Cell cycle-dependent accumulation of histone H3.3 and euchromatic histone modifications in pericentromeric heterochromatin in response to a decrease in DNA methylation levels.

In mammals, DNA methylation is an important epigenetic mark that is associated with gene silencing, particularly in constitutive heterochromatin. However, the effect of DNA methylation on other epigenetic properties of chromatin is controversial. In this study, we show that inhibition of DNA methylation in mouse fibroblast cells affects histone modification and the subnuclear localization of histone H3.3 in a cell cycle-dependent manner. Using a DNA methyltransferase (Dnmt) inhibitor 5-aza-2'-deoxycytidine (5-aza-dC), we found that reduced levels of DNA methylation were associated with the activation of transcription from centromeric and pericentromeric satellite repeats. The de-repressed pericentromeric chromatin was enriched in euchromatic histone modifications such as acetylation of histone H4, and di- and tri-methylation of lysine 4 on histone H3. Spatio-temporal analysis showed that the accumulation of these euchromatic histone modifications occurred during the second S phase following 5-aza-dC treatment, corresponding precisely with a shift in replication timing of the pericentromeric satellite repeats from middle/late S phase to early S phase. Moreover, we found that histone H3.3 was deposited on the pericentromeric heterochromatin prior to the accumulation of the euchromatic histone modifications. These results suggest that DNA CpG methylation is essential for the proper organization of pericentromeric heterochromatin in differentiated mouse cells.
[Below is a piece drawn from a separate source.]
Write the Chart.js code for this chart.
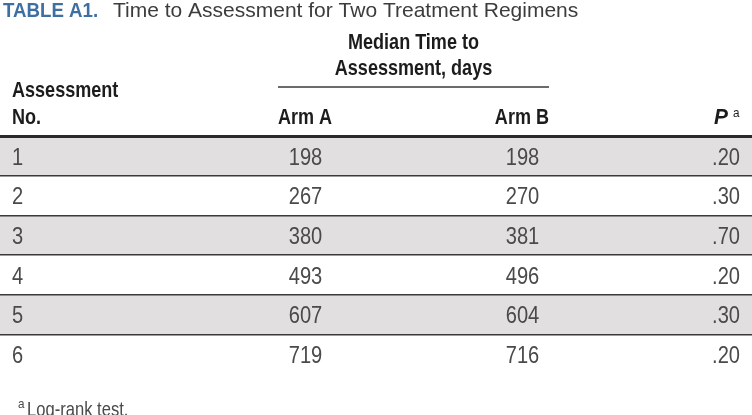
<!DOCTYPE html>
<html>
<head>
<meta charset="utf-8">
<script src="https://cdn.jsdelivr.net/npm/chart.js@4.4.0/dist/chart.umd.min.js"></script>
<style>
  html, body { margin: 0; padding: 0; background: #fff; }
  #wrap { width: 752px; height: 415px; }
</style>
</head>
<body>
<div id="wrap"><canvas id="tableChart" width="752" height="415"></canvas></div>
<script>
// Table values
const assessments = ['1', '2', '3', '4', '5', '6'];
const armA = [198, 267, 380, 493, 607, 719];
const armB = [198, 270, 381, 496, 604, 716];
const pValues = ['.20', '.30', '.70', '.20', '.30', '.20'];

// Texts
const titleLabel = 'TABLE A1.';
const titleText = 'Time to Assessment for Two Treatment Regimens';
const groupHeader = ['Median Time to', 'Assessment, days'];
const rowHeader = ['Assessment', 'No.'];
const armLabels = ['Arm A', 'Arm B'];
const footnote = 'Log-rank test.';

const family = "'Liberation Sans', Arial, sans-serif";
const NARROW = 0.82; // horizontal squeeze, Arial Narrow style
const colors = {
    title: '#3e6fa3',
    titleText: '#3c3c3c',
    head: '#1c1c1c',
    body: '#4a4a4a',
    shade: '#e1dfe0',
    rule: '#3a3a3a',
    thick: '#2a2a2a'
};

// column anchors as a fraction of the table width
const cols = {
    no: 12 / 752,
    armA: 305.5 / 752,
    armB: 522.5 / 752,
    p: 740 / 752,
    groupL: 278 / 752,
    groupR: 549 / 752,
    pLabel: 728 / 752
};

function drawText(ctx, text, x, y, font, align, sx) {
    ctx.save();
    ctx.translate(x, y);
    ctx.scale(sx, 1);
    ctx.font = font;
    ctx.textAlign = align;
    ctx.fillText(text, 0, 0);
    ctx.restore();
}

// Draws the header, cells and footnote on top of the row bands
const tableText = {
    id: 'tableText',
    afterDraw(chart) {
        const { ctx, scales: { x, y } } = chart;
        const px = f => x.getPixelForValue(f);
        ctx.save();
        ctx.textBaseline = 'alphabetic';

        // title
        ctx.fillStyle = colors.title;
        drawText(ctx, titleLabel, 3, 17, `bold 21px ${family}`, 'left', 0.89);
        ctx.fillStyle = colors.titleText;
        drawText(ctx, titleText, 113, 17, `21px ${family}`, 'left', 1);

        // header
        ctx.fillStyle = colors.head;
        const headFont = `bold 22px ${family}`;
        const groupMid = (px(cols.groupL) + px(cols.groupR)) / 2;
        drawText(ctx, groupHeader[0], groupMid, 49, headFont, 'center', NARROW);
        drawText(ctx, groupHeader[1], groupMid, 75, headFont, 'center', NARROW);

        ctx.strokeStyle = colors.rule;
        ctx.lineWidth = 1.5;
        ctx.beginPath();
        ctx.moveTo(px(cols.groupL), 87);
        ctx.lineTo(px(cols.groupR), 87);
        ctx.stroke();

        drawText(ctx, rowHeader[0], px(cols.no), 97, headFont, 'left', NARROW);
        drawText(ctx, rowHeader[1], px(cols.no), 124, headFont, 'left', NARROW);
        drawText(ctx, armLabels[0], px(cols.groupL), 124, headFont, 'left', NARROW);
        drawText(ctx, armLabels[1], px(cols.groupR), 124, headFont, 'right', NARROW);
        drawText(ctx, 'P', px(cols.pLabel), 124, `italic bold 22px ${family}`, 'right', 0.95);
        drawText(ctx, 'a', px(cols.pLabel) + 5, 117, `13px ${family}`, 'left', 0.9);

        // cells
        ctx.fillStyle = colors.body;
        const bodyFont = `24.5px ${family}`;
        assessments.forEach((no, i) => {
            const base = y.getPixelForValue(i) + 8.8;
            drawText(ctx, no, px(cols.no), base, bodyFont, 'left', NARROW);
            drawText(ctx, String(armA[i]), px(cols.armA), base, bodyFont, 'center', NARROW);
            drawText(ctx, String(armB[i]), px(cols.armB), base, bodyFont, 'center', NARROW);
            drawText(ctx, pValues[i], px(cols.p), base, bodyFont, 'right', NARROW);
        });

        // footnote
        drawText(ctx, 'a', 18, 408, `13px ${family}`, 'left', 0.9);
        drawText(ctx, footnote, 27, 416, `21px ${family}`, 'left', 0.79);

        ctx.restore();
    }
};

function initializeTable() {
    const canvas = document.getElementById('tableChart');
    new Chart(canvas, {
        type: 'bar',
        data: {
            labels: assessments,
            datasets: [{
                data: assessments.map(() => 1),
                backgroundColor: c => c.dataIndex % 2 === 0 ? colors.shade : '#ffffff',
                borderWidth: 0,
                barPercentage: 1,
                categoryPercentage: 1
            }]
        },
        options: {
            indexAxis: 'y',
            responsive: false,
            animation: false,
            events: [],
            layout: {
                padding: { top: 136, bottom: 41, left: 0, right: 0 }
            },
            plugins: {
                legend: { display: false },
                tooltip: { enabled: false },
                title: { display: false }
            },
            scales: {
                x: { display: false, min: 0, max: 1 },
                y: {
                    border: { display: false },
                    ticks: { display: false },
                    grid: {
                        z: 1,
                        offset: true,
                        drawTicks: false,
                        color: c => c.type === 'tick' ? (c.index === 0 ? colors.thick : colors.rule) : 'rgba(0,0,0,0)',
                        lineWidth: c => c.type === 'tick' && c.index === 0 ? 3 : 1.5
                    }
                }
            }
        },
        plugins: [tableText]
    });
}

document.addEventListener('DOMContentLoaded', initializeTable);
</script>
</body>
</html>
Regulation of replication at the R/G chromosomal band boundary and pericentromeric heterochromatin of mammalian cells.

Mammalian chromosomes consist of multiple replicons; however, in contrast to yeast, the details of this replication process (origin firing, fork progression and termination) relative to specific chromosomal domains remain unclear. Using direct visualization of DNA fibers, here we show that the rate of replication fork movement typically decreases in the early-mid S phase when the replication fork proceeds through the R/G chromosomal band boundary and pericentromeric heterochromatin. To support this, fluorescence in situ hybridization (FISH)-based replication profiles at the human 1q31.1 (R-band)-32.1 (G-band) regions revealed that replication timing switched around at the putative R/G chromosomal band boundary predicted by marked changes in GC content at the sequence level. Thus, the slowdown of replication fork movement is thought to be the general property of the band boundaries separating the functionally different chromosomal domains. By simultaneous visualization of replication fork movement and pericentromeric heterochromatin sequences on DNA fibers, we observed that this region is duplicated by many replication forks, some of which proceed unidirectionally, that originate from clustered replication origins. We showed that histone hyperacetylation is tightly associated with changes in the replication timing of pericentromeric heterochromatin induced by 5-aza-2'-deoxycytidine treatment. These results suggest that, similar to the yeast system, histone modification is involved in controlling the timing of origin firing in mammals.